Available data |
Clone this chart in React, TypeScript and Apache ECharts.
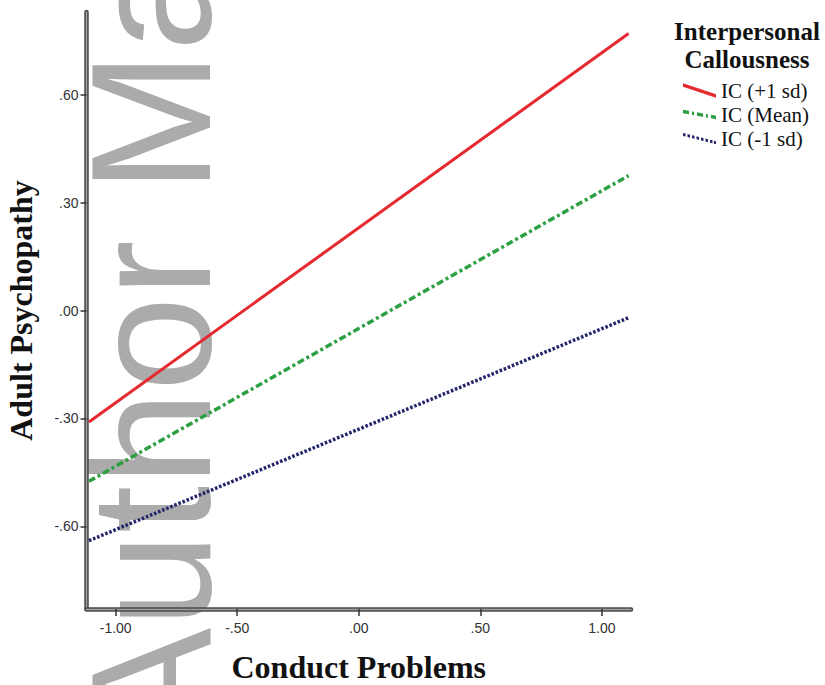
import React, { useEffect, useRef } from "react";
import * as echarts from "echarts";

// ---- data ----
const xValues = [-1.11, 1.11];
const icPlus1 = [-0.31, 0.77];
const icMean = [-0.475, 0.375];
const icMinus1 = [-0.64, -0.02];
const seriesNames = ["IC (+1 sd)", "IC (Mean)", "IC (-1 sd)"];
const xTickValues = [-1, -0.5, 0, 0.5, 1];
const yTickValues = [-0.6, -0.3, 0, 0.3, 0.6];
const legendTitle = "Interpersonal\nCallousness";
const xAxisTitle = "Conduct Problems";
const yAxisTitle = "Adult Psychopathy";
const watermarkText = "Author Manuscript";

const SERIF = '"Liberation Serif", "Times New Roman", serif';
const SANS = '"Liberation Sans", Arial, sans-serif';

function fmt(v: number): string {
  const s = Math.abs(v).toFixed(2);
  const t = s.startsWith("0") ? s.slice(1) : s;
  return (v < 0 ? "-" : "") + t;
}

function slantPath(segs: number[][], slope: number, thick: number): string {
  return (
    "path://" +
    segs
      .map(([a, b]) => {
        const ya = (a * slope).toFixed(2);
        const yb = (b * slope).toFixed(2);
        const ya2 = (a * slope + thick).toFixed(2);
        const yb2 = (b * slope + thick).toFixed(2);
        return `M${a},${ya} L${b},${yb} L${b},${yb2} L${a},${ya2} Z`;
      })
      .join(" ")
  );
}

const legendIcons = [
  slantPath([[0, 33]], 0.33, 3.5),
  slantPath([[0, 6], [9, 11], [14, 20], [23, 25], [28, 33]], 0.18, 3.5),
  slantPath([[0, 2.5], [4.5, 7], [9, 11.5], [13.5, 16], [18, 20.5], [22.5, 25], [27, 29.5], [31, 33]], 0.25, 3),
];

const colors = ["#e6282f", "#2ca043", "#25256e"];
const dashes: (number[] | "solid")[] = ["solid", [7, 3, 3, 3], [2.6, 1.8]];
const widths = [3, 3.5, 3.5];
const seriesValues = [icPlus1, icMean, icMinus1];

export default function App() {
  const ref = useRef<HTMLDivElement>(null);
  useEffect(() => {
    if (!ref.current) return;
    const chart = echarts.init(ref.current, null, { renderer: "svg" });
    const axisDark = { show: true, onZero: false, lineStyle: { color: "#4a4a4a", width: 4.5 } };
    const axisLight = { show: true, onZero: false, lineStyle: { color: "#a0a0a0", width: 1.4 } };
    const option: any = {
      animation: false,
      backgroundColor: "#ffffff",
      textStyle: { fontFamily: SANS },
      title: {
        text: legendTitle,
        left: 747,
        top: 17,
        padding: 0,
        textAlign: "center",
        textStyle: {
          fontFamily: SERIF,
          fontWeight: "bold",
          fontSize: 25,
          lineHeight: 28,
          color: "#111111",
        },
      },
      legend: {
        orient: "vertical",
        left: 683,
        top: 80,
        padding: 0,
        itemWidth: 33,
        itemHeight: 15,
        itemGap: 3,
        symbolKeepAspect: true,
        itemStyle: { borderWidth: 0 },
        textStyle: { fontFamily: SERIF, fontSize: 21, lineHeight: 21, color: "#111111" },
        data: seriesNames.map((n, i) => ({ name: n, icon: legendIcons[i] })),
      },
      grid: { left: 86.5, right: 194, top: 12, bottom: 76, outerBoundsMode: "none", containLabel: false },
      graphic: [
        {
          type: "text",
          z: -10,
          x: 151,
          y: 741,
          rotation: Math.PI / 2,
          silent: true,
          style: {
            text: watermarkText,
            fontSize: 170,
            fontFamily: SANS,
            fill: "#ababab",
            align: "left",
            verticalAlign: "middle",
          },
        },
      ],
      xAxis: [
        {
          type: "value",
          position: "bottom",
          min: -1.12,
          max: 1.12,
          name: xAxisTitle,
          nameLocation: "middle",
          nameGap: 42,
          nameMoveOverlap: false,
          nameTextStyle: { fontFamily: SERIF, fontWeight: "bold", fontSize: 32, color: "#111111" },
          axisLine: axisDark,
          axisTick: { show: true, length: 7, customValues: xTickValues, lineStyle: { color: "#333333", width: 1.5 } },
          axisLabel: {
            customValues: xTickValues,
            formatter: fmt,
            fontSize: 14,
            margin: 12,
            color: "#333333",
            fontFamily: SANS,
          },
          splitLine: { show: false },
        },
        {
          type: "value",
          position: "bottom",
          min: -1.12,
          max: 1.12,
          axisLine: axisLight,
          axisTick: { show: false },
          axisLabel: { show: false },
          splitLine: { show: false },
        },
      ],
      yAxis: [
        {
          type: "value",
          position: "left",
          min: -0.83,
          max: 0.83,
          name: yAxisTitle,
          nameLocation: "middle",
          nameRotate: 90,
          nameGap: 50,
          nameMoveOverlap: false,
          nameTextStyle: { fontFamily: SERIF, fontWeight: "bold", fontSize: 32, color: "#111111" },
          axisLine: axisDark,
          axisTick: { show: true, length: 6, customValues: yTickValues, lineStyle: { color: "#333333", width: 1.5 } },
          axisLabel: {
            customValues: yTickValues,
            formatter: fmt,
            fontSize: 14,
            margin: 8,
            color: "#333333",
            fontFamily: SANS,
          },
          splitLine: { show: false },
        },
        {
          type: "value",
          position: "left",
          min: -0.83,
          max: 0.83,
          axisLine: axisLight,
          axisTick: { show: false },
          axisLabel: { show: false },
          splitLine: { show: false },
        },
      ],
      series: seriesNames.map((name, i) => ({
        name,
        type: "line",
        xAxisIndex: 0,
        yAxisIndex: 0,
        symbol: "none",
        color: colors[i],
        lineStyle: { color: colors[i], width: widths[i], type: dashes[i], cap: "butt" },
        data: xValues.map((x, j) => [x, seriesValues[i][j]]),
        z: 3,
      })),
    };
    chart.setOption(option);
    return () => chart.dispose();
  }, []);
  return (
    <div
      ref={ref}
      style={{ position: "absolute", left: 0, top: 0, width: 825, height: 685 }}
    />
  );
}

Your instructions | Transcribe the full listing above exactly, with the images removed.

Task solution |
Clone this chart in React, TypeScript and Apache ECharts.
import React, { useEffect, useRef } from "react";
import * as echarts from "echarts";

// ---- data ----
const xValues = [-1.11, 1.11];
const icPlus1 = [-0.31, 0.77];
const icMean = [-0.475, 0.375];
const icMinus1 = [-0.64, -0.02];
const seriesNames = ["IC (+1 sd)", "IC (Mean)", "IC (-1 sd)"];
const xTickValues = [-1, -0.5, 0, 0.5, 1];
const yTickValues = [-0.6, -0.3, 0, 0.3, 0.6];
const legendTitle = "Interpersonal\nCallousness";
const xAxisTitle = "Conduct Problems";
const yAxisTitle = "Adult Psychopathy";
const watermarkText = "Author Manuscript";

const SERIF = '"Liberation Serif", "Times New Roman", serif';
const SANS = '"Liberation Sans", Arial, sans-serif';

function fmt(v: number): string {
  const s = Math.abs(v).toFixed(2);
  const t = s.startsWith("0") ? s.slice(1) : s;
  return (v < 0 ? "-" : "") + t;
}

function slantPath(segs: number[][], slope: number, thick: number): string {
  return (
    "path://" +
    segs
      .map(([a, b]) => {
        const ya = (a * slope).toFixed(2);
        const yb = (b * slope).toFixed(2);
        const ya2 = (a * slope + thick).toFixed(2);
        const yb2 = (b * slope + thick).toFixed(2);
        return `M${a},${ya} L${b},${yb} L${b},${yb2} L${a},${ya2} Z`;
      })
      .join(" ")
  );
}

const legendIcons = [
  slantPath([[0, 33]], 0.33, 3.5),
  slantPath([[0, 6], [9, 11], [14, 20], [23, 25], [28, 33]], 0.18, 3.5),
  slantPath([[0, 2.5], [4.5, 7], [9, 11.5], [13.5, 16], [18, 20.5], [22.5, 25], [27, 29.5], [31, 33]], 0.25, 3),
];

const colors = ["#e6282f", "#2ca043", "#25256e"];
const dashes: (number[] | "solid")[] = ["solid", [7, 3, 3, 3], [2.6, 1.8]];
const widths = [3, 3.5, 3.5];
const seriesValues = [icPlus1, icMean, icMinus1];

export default function App() {
  const ref = useRef<HTMLDivElement>(null);
  useEffect(() => {
    if (!ref.current) return;
    const chart = echarts.init(ref.current, null, { renderer: "svg" });
    const axisDark = { show: true, onZero: false, lineStyle: { color: "#4a4a4a", width: 4.5 } };
    const axisLight = { show: true, onZero: false, lineStyle: { color: "#a0a0a0", width: 1.4 } };
    const option: any = {
      animation: false,
      backgroundColor: "#ffffff",
      textStyle: { fontFamily: SANS },
      title: {
        text: legendTitle,
        left: 747,
        top: 17,
        padding: 0,
        textAlign: "center",
        textStyle: {
          fontFamily: SERIF,
          fontWeight: "bold",
          fontSize: 25,
          lineHeight: 28,
          color: "#111111",
        },
      },
      legend: {
        orient: "vertical",
        left: 683,
        top: 80,
        padding: 0,
        itemWidth: 33,
        itemHeight: 15,
        itemGap: 3,
        symbolKeepAspect: true,
        itemStyle: { borderWidth: 0 },
        textStyle: { fontFamily: SERIF, fontSize: 21, lineHeight: 21, color: "#111111" },
        data: seriesNames.map((n, i) => ({ name: n, icon: legendIcons[i] })),
      },
      grid: { left: 86.5, right: 194, top: 12, bottom: 76, outerBoundsMode: "none", containLabel: false },
      graphic: [
        {
          type: "text",
          z: -10,
          x: 151,
          y: 741,
          rotation: Math.PI / 2,
          silent: true,
          style: {
            text: watermarkText,
            fontSize: 170,
            fontFamily: SANS,
            fill: "#ababab",
            align: "left",
            verticalAlign: "middle",
          },
        },
      ],
      xAxis: [
        {
          type: "value",
          position: "bottom",
          min: -1.12,
          max: 1.12,
          name: xAxisTitle,
          nameLocation: "middle",
          nameGap: 42,
          nameMoveOverlap: false,
          nameTextStyle: { fontFamily: SERIF, fontWeight: "bold", fontSize: 32, color: "#111111" },
          axisLine: axisDark,
          axisTick: { show: true, length: 7, customValues: xTickValues, lineStyle: { color: "#333333", width: 1.5 } },
          axisLabel: {
            customValues: xTickValues,
            formatter: fmt,
            fontSize: 14,
            margin: 12,
            color: "#333333",
            fontFamily: SANS,
          },
          splitLine: { show: false },
        },
        {
          type: "value",
          position: "bottom",
          min: -1.12,
          max: 1.12,
          axisLine: axisLight,
          axisTick: { show: false },
          axisLabel: { show: false },
          splitLine: { show: false },
        },
      ],
      yAxis: [
        {
          type: "value",
          position: "left",
          min: -0.83,
          max: 0.83,
          name: yAxisTitle,
          nameLocation: "middle",
          nameRotate: 90,
          nameGap: 50,
          nameMoveOverlap: false,
          nameTextStyle: { fontFamily: SERIF, fontWeight: "bold", fontSize: 32, color: "#111111" },
          axisLine: axisDark,
          axisTick: { show: true, length: 6, customValues: yTickValues, lineStyle: { color: "#333333", width: 1.5 } },
          axisLabel: {
            customValues: yTickValues,
            formatter: fmt,
            fontSize: 14,
            margin: 8,
            color: "#333333",
            fontFamily: SANS,
          },
          splitLine: { show: false },
        },
        {
          type: "value",
          position: "left",
          min: -0.83,
          max: 0.83,
          axisLine: axisLight,
          axisTick: { show: false },
          axisLabel: { show: false },
          splitLine: { show: false },
        },
      ],
      series: seriesNames.map((name, i) => ({
        name,
        type: "line",
        xAxisIndex: 0,
        yAxisIndex: 0,
        symbol: "none",
        color: colors[i],
        lineStyle: { color: colors[i], width: widths[i], type: dashes[i], cap: "butt" },
        data: xValues.map((x, j) => [x, seriesValues[i][j]]),
        z: 3,
      })),
    };
    chart.setOption(option);
    return () => chart.dispose();
  }, []);
  return (
    <div
      ref={ref}
      style={{ position: "absolute", left: 0, top: 0, width: 825, height: 685 }}
    />
  );
}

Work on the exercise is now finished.